I think the game is perfectly imbalanced, kind of like Rock, Paper, Scissors. It's not like stone is just always going to win and we've got to go for stone. Everything can beat something, and some things are just too strong so you have to fix it slowly through draft. So I like the draft, and generally, I've been working with the lowest amount of resources, and it's really difficult to get ahead with all the options you have when they're slightly worse than what the other person has. So I'm looking for ways to actually enhance our team and get some type of advantage.
And I think we're getting there, teams started banning Swain. We've made history multiple times with interesting picks, I think players showed their best behavior on our team as well. And Hylissang had his crazy picks and would flash hooking an invisible Talon, power playing Orianna with smite, all that kind of stuff. Shaco and Kikis, and Xerxe played the first time Ivern and went 7-0. So like I said, I love draft, I love League of Legends overall. I'm very interested in any aspect of the game, and at the end of the day, I just want to get better at the game and win it all.
I want to shout you out for a sec. I was talking with — wait is it ANaNaCiK? or ANaNaCiK? Or?
I call him Ana. I'm terrible with names so I'm just like, "Ana." But yeah it's ANaNaCiK.
Well, there you go! Thanks. I was talking with him and his time on Vega Squadron. He shouted you out as the real difference-maker, but then there was the conversation about you and POE, and you mentioned you were getting drinks with Hylissang later. So not only are you a mad scientist with your drafts, but you also seem to make some really close relationships with your players. What's different about you?

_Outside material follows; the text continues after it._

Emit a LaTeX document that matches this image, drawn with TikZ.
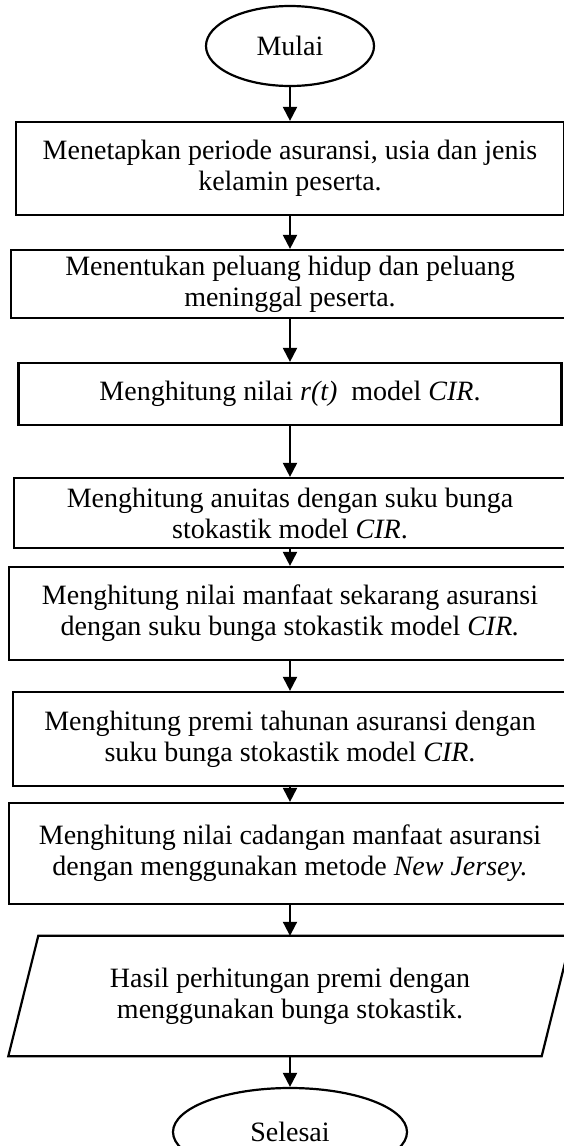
\documentclass[tikz,border=0pt]{standalone}
\usepackage{fontspec}
\setmainfont{Liberation Serif}
\usetikzlibrary{shapes.geometric, arrows.meta}

\begin{document}
\begin{tikzpicture}[x=1pt, y=-1pt,
    txt/.style={font=\fontsize{28}{31}\selectfont, align=center, inner sep=0pt},
    stepbox/.style={txt, draw, line width=2.2pt},
    terminal/.style={txt, draw, ellipse, line width=2.2pt},
    flow/.style={line width=2pt, -{Triangle[length=14pt, width=14pt]}}]
\useasboundingbox (0,0) rectangle (564,1146);
\clip (0,0) rectangle (564,1146);

% Draw start and end
\node[terminal, minimum width=168, minimum height=80] (mulai) at (290,46) {Mulai};
\node[terminal, minimum width=234, minimum height=88] (selesai) at (290,1132) {Selesai};

% Draw steps
\node[stepbox, minimum width=548, minimum height=93] (s1) at (290,168.5)
    {Menetapkan periode asuransi, usia dan jenis\\kelamin peserta.};
\node[stepbox, minimum width=558, minimum height=68] (s2) at (290,284)
    {Menentukan peluang hidup dan peluang\\meninggal peserta.};
\node[stepbox, minimum width=543, minimum height=62] (s3) at (290,394)
    {Menghitung nilai \textit{r(t)}\ \ model \textit{CIR}.};
\node[stepbox, minimum width=552, minimum height=70] (s4) at (290,513)
    {Menghitung anuitas dengan suku bunga\\stokastik model \textit{CIR}.};
\node[stepbox, minimum width=562, minimum height=93] (s5) at (290,613.5)
    {Menghitung nilai manfaat sekarang asuransi\\dengan suku bunga stokastik model \textit{CIR.}};
\node[stepbox, minimum width=554, minimum height=94] (s6) at (290,739)
    {Menghitung premi tahunan asuransi dengan\\suku bunga stokastik model \textit{CIR}.};
\node[stepbox, minimum width=562, minimum height=101] (s7) at (290,853.5)
    {Menghitung nilai cadangan manfaat asuransi\\dengan menggunakan metode \textit{New Jersey.}};

% Draw output
\node[txt, minimum width=533, minimum height=120] (hasil) at (290,996)
    {Hasil perhitungan premi dengan\\menggunakan bunga stokastik.};
\draw[line width=2.2pt, line join=miter]
    ([xshift=-15pt]hasil.south west) -- ([xshift=-15pt]hasil.south east)
    -- ([xshift=15pt]hasil.north east) -- ([xshift=15pt]hasil.north west) -- cycle;

% Draw arrows
\foreach \a/\b in {mulai/s1, s1/s2, s2/s3, s3/s4, s4/s5, s5/s6, s6/s7, s7/hasil, hasil/selesai} {
    \draw[flow] (\a) -- (\b);
}
\end{tikzpicture}
\end{document}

First off, I'm thankful because I don't think coaches usually receive much praise because it's difficult to see what we're doing. We're here to help the players, and they're in so much need it's often difficult for them to be like, "Oh yeah, this is a difficult situation, thanks for giving me the proper help." Because we're generally perpetually telling them to get better at this thing and pushing them. So it's difficult to take the time. So thank you so much, honestly. Any kind of compliments really mean a lot at this point, so I'm really happy.
"I'd rather burn out early and have done fantastic things than just be a small flame for a long time."
And yeah, close relationships because at the end of the day I just want my players to get better. I don't have any secondary thoughts. I don't care about anything else. I don't think there's a higher reason or any reason to do something, it's just all about missions and values you set for yourself. So I just help them accomplish that. Truthfully, I don't have any agendas other than that. I don't know what else may be important in life, I just try that. And I think later on they appreciate it when they realize what I do.
I always try to be the hardest working person and sacrifice everything for the greater good as much as I can. I'd rather burn out early and have done fantastic things than just be a small flame for a long time. So I enjoy it a lot and I think so do the players. I know Hyli and POE and I have been growing up, and it was great catching up, so I'm looking forward to that.
Lastly, before we go, do you have any closing remarks to sign off your time at Worlds?
Closing thoughts... I'm very grateful, I think Shanghai was beautiful, I think Worlds was absolutely beautiful. I can not be thankful enough in this situation. In life you can sometimes work as hard as you want and still not achieve much, that's a possibility and it happens to a lot of people. The fact that it paid off... I didn't have the biggest drive in my life, in the beginning, I was like, "Ah I'm going to be an esports coach," before that even was a thing. Otherwise, I just wanted to do mathematics because I was good at it.
So yeah, I'm just very thankful, I don't expect anything. I know that people have to look after themselves and obviously people are supporting me and my family and the organization and the players, and I can not be grateful enough for that, I know that's not a given. So thank you so much, it really means so much to me.